What we savor

May 4th, 2015  |  Published in Uncategorized

Reading beyond the recipe

Cassandra Basler's aunt and father dressed in traditional dirndl and lederhosen before an outdoor feast at the Austrian Society of Detroit (1964).

Cassandra Basler’s aunt and father dressed in traditional dirndl and lederhosen before an outdoor feast at the Austrian Society of Detroit (1964).


Gundel’s Hungarian Cookbook says every good dish starts with two essentials: brown onion and paprika. Since my family’s Austrian, we’d say every good dish starts with brown onion and garlic. But there’s a favorite of my grandmother’s that combines these—chicken paprikash.

When I was growing up, fall wouldn’t officially arrive until those slow-cooked chicken legs began to simmer in a 12-quart steel stockpot on my Omi’s stove. The best part—the sauce—matched the rust-colored leaves outside my grandparents’ kitchen window, just north of Detroit.

Omi cooked the paprikash days before our Sunday dinner, but a half hour before my family arrived, she’d heat the pot on low. That way, the earthy aroma would still waft from her freshly-scrubbed kitchen. My Opi would say, “I hope you came hungry, Omi’s been cooking all week!” And Omi would laugh as though the hardest part was pulling the heavy cookware from the highest cabinet. (Omi only stood about five feet tall.)

During my junior year in college, I decided to cook paprikash for my German Club potluck. I never knew what went into that favorite sauce, because I’d never watched Omi stir the onions and minced garlic until it cooked down into a terracotta red. I just wolfed it down when she ladled it onto a bed of freshly boiled dumplings, lightly coated with butter. But I had to prove to the Germanophiles that Austrian food outshined the bratwurst we’d wash down with Weissbier at the Heidelberg pub downtown.

I just couldn’t find the right recipe.

Plenty of Americanized iterations popped up on Google. Slow-cooker recipes for Weight Watchers, ladled over half-cup helpings of wide Scandinavian egg noodles. “Mozart Paprikash,” a chunky grey-white atrocity served with green bell peppers and paprika as a garnish. My dad’s own version came sprinkled with northern Italian herb seasoning and served with store-bought German spätzle noodles. Few recipes featured my Omi’s hand-pinched nockerln, the tiny egg and flour dumplings the size of your fingertip.

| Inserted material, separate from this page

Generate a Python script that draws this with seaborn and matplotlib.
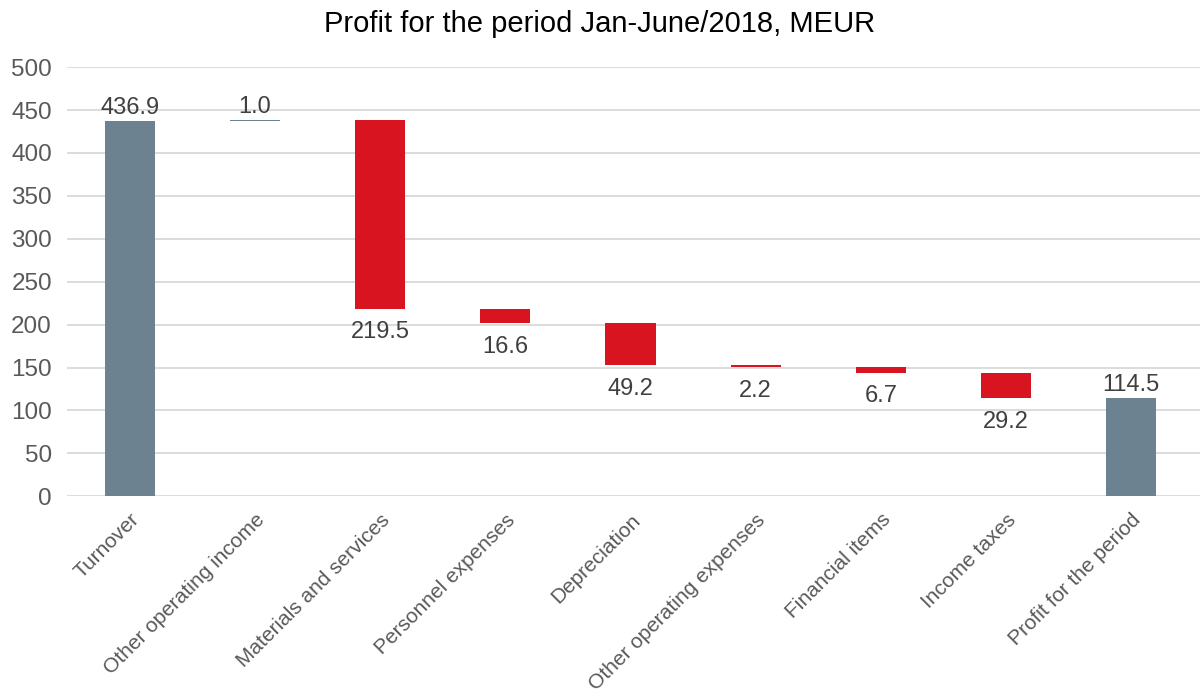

So, on January 21st, 2011, I emailed my dad for help. With my Omi and the rest of my immediate family carbon-copied, he sent ingredients and a full block of instructions. One step wasn’t separated from the one before it. Omi replied as well, to my relief, but this was her only comment:

“follow your Dad’s recipe and put Paprika in stir and add tomato paste otherwise it turns bitter. I don’t add Italian spices and just use a little ground nutmeg and a tiny bit of lemon. It’s easier to just reheat the next day and add sour cream after you turn off burner.”

I figured even if I couldn’t master Oma’s Viennese dialect, I could break down this recipe and cook a decent paprikash. As a second generation Austrian, I’d struggled to understand a language and a culture my grandparents tried to clear from every room of their lives—except the kitchen. But in the tiny attic flat that was my first apartment, my kitchen was just an afterthought, something the couch backed up to.

Still, once I found paprika at the local supermarket—not the familiar red, green and white Hungarian tin that sat in my kitchen cabinet growing up, but some faded red powder in a glass bottle—I skinned and sliced chicken thighs on a sliver of Formica countertop. Then I splattered two minced garlic cloves and yellow onions into hot olive oil, which burned my arm and coated my wall. My shallow pasta pot was not made to handle this meal. I didn’t have fresh nutmeg—or even a nut grinder—so I settled for a sprinkle from our baking supplies. My roommate helped me stir in the paprika-coated meat, chicken stock and a dollop of tomato paste. At that point, I decided those store-bought spätzle noodles would do, because I couldn’t handle two extra hours of pinching dough into little nockerln. Finally, the sizzling mess cooked down into a dark red stew—a bit deeper than the dish I was used to, even after I mixed in a dollop of sour cream before serving.

Mine probably wasn’t the worst paprikash in history. The German Club certainly didn’t know the difference. But the tricky thing about chicken paprikash is that it’s the essence of Budapest, the city taken over by the Austrian Hapsburgs and molded into the “Vienna of the East.” It’s difficult to claim as my favorite Austrian meal, because it’s sort of an appropriated dish. A product of several cultures, like my Viennese grandparents and my American dad.

Maybe that’s why I like paprikash so much. No ingredient seems too distinct, once it’s on the table.